While I really do love me some Lenzi flicks, this one lives up to the imdb opinion of Umberto. Slow, ridiculous, tedious, and really, not a whole lot of fun. Every time I thought it was about to get better, KoI let me down. There wasn’t even much of the unintentionally amusing dialogue that I look forward to in Lenzi’s usual fare. The “red herrings” in this flick made no sense, and then ending “twist”… really? That’s the killer? Really? Well, if you say so, Umberto.
1.5 out of 5 British-Satanist-hippie-junkies
DVD Not Commercially Available
DVD available for trade
THE NEW YORK RIPPER

Director: Lucio Fulci
Year: 1982
Original / Alternate Titles: Lo Squartatore di New York, Psycho Ripper
Rating: UR
Running Time: 93 minutes (unrated version), 85 minutes (US cut version)
Description: This is one of the more infamous gialli out there; mostly for the extreme gore value (as is often Fulci’s trademark) and the perceived misogynism running rampant in this film. And TNYR’s reputation is well deserved.

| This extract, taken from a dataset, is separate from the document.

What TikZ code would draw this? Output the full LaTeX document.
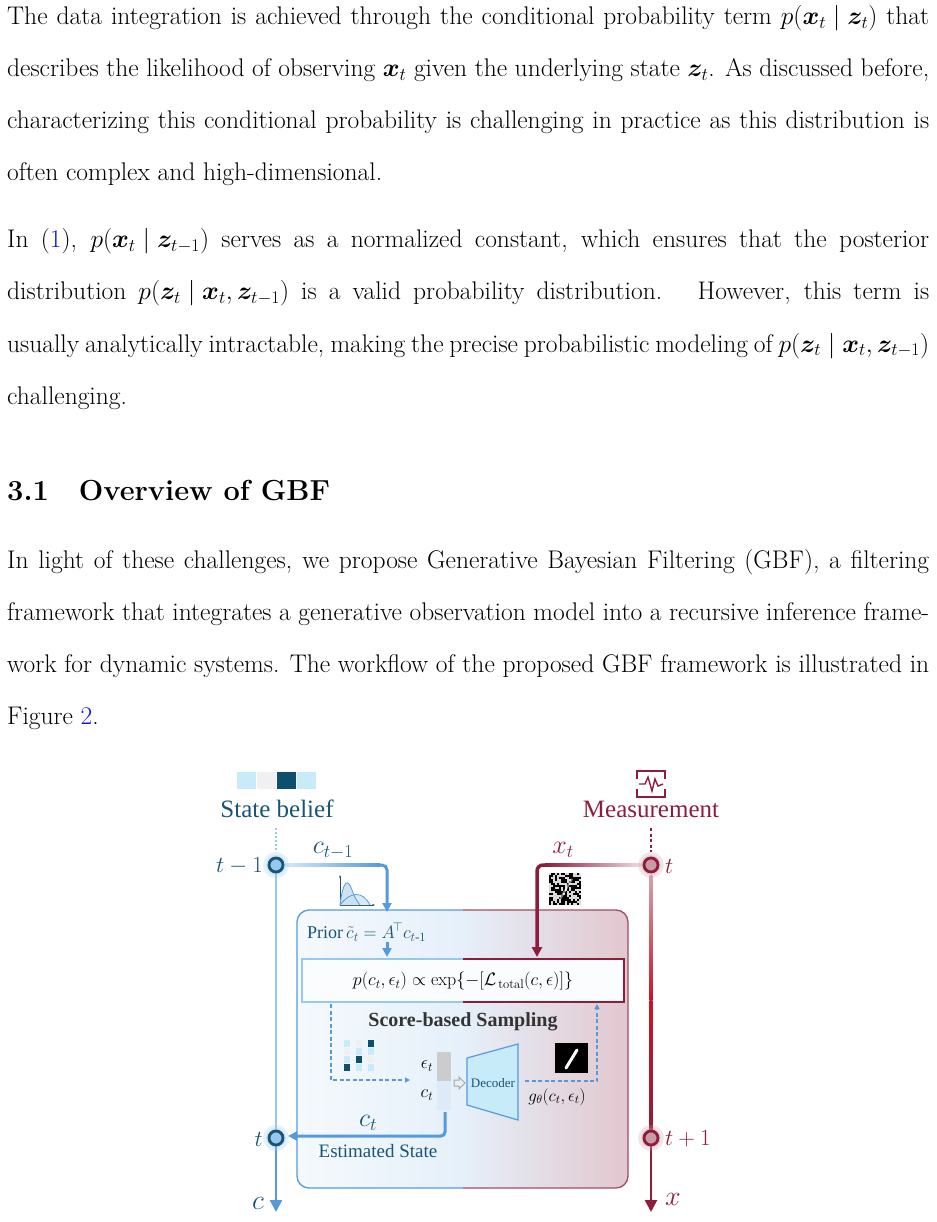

TNYR follows Lt. Fred Williams (Jack Hedley) and his “profiler,” a college professor named Dr. Paul Davis (Paolo Malco), as they attempt to track down a serial killer operating in New York. The killer provokes his pursuers, as he calls Lt. Williams and speaks to him in a Donald Duck-like voice. “You’ll never understand me! You’re too stupid,” the killer taunts.
TNYR features some of the more brutal violence seen in the giallo genre. One of the first killings is a close up of a woman’s torso, as a switchblade slices her open. Another victim is stabbed in the crotch with a broken bottle, while another has her nipple cut in half (and you wonder how this film was labeled misogynistic?) So be prepared if you intend to view TNYR, for there will be no easy ride here, buddy.
There are other good reasons to label this film misogynistic, and I have to agree with those critics that label it so. While many gialli have women as the exclusive victims (and often are even more specific, killing just prostitutes or lesbians…), TNYR just treats the female characters like shit.
Even though there are so many ugly aspects to TNYR, I still really enjoy this film. The murder mystery is great, and even unresolved – Fulci shows you the killer, but then throws a little curveball saying “oh, by the way, it could have been this guy, too” – and the film has Fulci’s style. Many would say Fulci’s “style” is just a bunch of tits and gore, and while TNYR contains such, this is not what I am talking about. Fulci takes us to the peep shows and back alleys of early 80’s New York City, and you can feel the grime on the lens. This is a dirty, dirty film, and through TNYR’s lighting, camera work, and of course the previously mentioned tits and gore, the viewer FEELS dirty by the time the movie is over. At least this viewer did.